## Directions
Answer with the number of lines in the listing below that contain the word "this", and nothing else.

===== Dataset excerpt

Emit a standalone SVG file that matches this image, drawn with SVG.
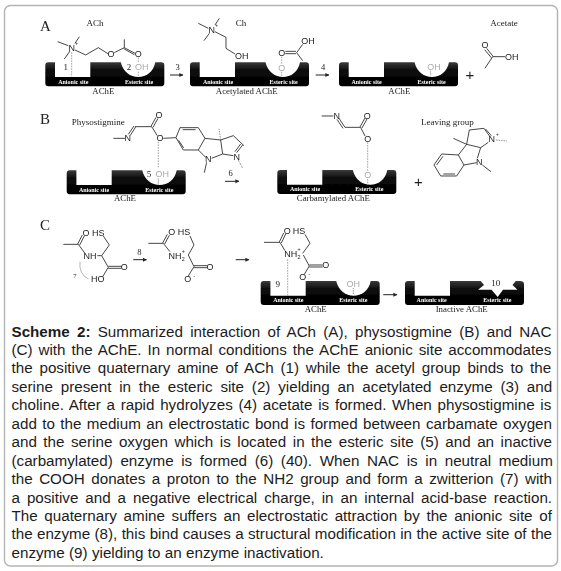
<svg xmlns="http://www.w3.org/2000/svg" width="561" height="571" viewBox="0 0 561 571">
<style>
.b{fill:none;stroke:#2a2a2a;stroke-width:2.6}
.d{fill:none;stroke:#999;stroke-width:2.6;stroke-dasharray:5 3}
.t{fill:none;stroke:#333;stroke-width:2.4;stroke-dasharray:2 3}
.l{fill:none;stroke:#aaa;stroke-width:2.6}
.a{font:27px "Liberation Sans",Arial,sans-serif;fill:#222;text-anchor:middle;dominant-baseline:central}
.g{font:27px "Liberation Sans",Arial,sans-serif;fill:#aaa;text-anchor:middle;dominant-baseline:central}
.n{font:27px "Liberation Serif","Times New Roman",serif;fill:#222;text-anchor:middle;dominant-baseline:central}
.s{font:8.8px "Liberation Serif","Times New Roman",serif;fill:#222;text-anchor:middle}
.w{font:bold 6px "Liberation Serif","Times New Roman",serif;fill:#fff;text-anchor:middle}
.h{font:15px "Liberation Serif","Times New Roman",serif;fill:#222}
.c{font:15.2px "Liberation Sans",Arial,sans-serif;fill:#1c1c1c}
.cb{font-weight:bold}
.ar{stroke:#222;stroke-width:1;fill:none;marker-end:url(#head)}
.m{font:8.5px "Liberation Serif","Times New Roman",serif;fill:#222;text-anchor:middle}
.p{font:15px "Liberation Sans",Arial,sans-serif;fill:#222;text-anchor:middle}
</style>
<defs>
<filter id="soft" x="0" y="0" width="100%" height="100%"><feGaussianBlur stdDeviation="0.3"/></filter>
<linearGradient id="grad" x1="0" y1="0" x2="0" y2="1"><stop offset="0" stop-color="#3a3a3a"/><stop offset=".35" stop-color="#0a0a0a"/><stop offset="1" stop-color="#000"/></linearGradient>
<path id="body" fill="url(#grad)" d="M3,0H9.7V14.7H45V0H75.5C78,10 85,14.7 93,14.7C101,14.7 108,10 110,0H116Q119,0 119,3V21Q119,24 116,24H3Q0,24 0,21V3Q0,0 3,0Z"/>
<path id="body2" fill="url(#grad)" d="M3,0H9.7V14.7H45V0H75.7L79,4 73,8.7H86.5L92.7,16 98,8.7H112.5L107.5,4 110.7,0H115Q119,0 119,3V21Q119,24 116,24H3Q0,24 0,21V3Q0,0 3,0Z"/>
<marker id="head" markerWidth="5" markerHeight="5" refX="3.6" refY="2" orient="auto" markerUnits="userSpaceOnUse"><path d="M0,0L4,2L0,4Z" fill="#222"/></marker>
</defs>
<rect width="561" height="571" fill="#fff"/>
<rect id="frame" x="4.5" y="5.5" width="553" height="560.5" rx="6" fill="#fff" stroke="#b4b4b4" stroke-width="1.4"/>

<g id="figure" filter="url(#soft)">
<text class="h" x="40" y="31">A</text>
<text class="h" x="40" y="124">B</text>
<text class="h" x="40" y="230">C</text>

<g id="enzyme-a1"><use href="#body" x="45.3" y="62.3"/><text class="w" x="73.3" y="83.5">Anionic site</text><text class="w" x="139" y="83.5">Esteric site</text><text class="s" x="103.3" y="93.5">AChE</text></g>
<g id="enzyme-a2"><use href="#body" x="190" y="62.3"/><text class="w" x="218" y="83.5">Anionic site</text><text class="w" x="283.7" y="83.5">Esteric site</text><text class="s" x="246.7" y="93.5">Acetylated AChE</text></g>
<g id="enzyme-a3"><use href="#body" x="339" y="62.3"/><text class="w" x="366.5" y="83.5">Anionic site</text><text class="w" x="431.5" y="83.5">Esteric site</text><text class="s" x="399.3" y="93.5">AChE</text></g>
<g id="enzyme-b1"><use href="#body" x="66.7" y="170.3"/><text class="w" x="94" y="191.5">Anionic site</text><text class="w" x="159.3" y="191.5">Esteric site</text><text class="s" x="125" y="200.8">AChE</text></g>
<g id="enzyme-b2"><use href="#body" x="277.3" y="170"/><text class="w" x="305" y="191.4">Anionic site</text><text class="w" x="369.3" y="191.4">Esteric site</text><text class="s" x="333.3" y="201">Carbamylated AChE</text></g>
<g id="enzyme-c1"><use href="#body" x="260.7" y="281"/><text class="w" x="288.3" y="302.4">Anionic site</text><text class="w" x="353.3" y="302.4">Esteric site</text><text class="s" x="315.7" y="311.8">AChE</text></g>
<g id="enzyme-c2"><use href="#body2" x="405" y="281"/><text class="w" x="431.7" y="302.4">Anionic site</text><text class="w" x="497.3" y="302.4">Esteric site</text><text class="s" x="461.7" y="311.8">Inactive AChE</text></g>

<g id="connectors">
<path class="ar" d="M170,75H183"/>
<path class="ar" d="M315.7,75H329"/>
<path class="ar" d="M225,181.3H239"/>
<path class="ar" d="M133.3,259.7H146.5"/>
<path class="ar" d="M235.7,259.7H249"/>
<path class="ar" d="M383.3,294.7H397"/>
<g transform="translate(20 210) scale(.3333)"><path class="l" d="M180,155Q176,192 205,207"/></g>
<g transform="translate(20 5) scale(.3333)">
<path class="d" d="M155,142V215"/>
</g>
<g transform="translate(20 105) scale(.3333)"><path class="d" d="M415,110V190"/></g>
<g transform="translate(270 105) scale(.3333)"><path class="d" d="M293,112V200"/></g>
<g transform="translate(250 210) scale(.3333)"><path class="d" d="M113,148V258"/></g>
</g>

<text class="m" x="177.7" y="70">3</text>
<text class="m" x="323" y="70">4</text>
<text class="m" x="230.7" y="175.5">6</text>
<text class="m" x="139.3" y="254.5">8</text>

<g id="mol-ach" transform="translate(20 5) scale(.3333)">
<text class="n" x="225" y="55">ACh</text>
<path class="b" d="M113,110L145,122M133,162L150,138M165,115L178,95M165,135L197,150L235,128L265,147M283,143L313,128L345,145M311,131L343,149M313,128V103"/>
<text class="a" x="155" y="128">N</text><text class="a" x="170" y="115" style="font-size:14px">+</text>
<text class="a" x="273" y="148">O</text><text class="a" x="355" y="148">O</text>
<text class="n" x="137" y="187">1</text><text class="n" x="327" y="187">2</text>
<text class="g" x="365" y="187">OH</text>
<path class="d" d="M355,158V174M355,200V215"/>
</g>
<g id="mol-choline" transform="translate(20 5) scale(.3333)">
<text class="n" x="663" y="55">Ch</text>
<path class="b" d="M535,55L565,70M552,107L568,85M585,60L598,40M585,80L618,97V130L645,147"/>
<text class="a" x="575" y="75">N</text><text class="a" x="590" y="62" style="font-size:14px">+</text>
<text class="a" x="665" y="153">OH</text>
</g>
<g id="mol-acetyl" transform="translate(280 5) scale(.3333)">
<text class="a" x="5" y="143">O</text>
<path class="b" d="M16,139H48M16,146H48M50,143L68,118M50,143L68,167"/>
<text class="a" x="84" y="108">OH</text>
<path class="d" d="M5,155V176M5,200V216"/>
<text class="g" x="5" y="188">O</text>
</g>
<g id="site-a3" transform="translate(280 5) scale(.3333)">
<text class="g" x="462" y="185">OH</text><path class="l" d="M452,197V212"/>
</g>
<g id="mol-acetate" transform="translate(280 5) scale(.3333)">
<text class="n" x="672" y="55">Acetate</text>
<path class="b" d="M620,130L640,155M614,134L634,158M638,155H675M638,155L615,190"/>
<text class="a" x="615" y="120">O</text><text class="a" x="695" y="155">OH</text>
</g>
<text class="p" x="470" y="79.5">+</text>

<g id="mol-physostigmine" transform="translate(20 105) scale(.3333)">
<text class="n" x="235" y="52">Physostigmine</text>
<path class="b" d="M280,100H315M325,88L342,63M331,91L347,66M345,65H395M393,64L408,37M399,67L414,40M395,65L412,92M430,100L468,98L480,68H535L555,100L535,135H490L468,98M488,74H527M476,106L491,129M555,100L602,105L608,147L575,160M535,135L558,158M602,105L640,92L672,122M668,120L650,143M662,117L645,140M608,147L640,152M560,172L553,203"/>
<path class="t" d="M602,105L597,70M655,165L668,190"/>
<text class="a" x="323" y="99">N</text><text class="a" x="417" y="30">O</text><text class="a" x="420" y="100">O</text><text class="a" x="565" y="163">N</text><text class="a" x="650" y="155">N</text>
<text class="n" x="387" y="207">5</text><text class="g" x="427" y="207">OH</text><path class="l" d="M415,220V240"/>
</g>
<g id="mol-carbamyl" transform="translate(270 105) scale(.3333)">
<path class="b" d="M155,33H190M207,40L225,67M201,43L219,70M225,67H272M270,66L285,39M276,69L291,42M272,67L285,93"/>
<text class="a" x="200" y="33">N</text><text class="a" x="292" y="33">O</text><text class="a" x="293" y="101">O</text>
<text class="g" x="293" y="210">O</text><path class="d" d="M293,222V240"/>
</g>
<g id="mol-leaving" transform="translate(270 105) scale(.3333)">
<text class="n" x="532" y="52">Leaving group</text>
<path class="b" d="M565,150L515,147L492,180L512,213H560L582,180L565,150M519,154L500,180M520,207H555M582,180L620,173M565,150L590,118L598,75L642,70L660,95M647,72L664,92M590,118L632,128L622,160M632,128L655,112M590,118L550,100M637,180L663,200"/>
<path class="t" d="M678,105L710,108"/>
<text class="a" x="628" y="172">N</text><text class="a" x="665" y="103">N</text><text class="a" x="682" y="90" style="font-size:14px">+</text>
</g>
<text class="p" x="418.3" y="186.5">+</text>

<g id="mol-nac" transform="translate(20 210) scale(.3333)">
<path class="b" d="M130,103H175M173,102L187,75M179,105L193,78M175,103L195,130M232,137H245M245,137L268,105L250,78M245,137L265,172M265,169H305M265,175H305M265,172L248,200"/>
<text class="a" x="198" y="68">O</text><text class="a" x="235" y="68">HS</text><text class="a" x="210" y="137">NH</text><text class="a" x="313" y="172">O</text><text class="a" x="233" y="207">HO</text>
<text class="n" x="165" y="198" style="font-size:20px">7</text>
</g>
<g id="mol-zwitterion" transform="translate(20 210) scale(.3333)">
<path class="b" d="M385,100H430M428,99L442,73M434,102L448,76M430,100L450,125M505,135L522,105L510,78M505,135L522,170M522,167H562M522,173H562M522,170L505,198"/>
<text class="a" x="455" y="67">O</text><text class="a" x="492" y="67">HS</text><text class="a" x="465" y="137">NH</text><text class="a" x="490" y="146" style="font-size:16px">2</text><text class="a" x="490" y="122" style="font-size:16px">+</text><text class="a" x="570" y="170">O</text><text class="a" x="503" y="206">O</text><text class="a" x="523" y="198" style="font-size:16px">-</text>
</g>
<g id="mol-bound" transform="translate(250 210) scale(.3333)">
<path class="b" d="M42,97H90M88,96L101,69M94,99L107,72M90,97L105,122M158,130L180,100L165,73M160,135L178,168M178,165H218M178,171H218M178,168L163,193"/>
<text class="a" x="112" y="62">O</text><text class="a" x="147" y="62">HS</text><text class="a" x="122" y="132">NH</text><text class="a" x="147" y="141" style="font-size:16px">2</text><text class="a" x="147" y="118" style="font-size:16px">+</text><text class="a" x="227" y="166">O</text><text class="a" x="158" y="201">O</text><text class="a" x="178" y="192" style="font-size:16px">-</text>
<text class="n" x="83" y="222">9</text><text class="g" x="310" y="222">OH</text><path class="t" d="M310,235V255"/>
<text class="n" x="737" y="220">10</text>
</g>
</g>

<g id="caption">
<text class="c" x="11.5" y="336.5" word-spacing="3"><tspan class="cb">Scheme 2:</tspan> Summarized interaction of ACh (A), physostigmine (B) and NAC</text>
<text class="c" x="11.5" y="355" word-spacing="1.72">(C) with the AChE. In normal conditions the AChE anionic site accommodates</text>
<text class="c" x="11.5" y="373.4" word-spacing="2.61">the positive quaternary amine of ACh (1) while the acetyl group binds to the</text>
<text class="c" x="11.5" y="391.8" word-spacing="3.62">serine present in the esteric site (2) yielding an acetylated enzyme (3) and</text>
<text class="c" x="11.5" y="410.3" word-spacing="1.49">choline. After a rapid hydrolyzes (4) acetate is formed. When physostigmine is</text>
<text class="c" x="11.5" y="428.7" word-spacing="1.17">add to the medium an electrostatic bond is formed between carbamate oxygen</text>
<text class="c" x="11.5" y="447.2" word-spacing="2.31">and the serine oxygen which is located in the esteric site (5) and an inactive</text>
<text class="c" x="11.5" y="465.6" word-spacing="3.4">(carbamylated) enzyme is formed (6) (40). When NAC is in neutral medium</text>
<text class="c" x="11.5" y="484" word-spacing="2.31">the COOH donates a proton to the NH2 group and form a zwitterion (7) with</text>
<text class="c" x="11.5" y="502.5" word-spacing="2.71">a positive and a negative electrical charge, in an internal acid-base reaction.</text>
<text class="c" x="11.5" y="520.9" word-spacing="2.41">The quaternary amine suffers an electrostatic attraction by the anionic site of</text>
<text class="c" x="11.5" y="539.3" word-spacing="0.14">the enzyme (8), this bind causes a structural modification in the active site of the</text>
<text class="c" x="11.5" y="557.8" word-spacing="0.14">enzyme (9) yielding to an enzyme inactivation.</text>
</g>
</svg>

==========

## Complete response
2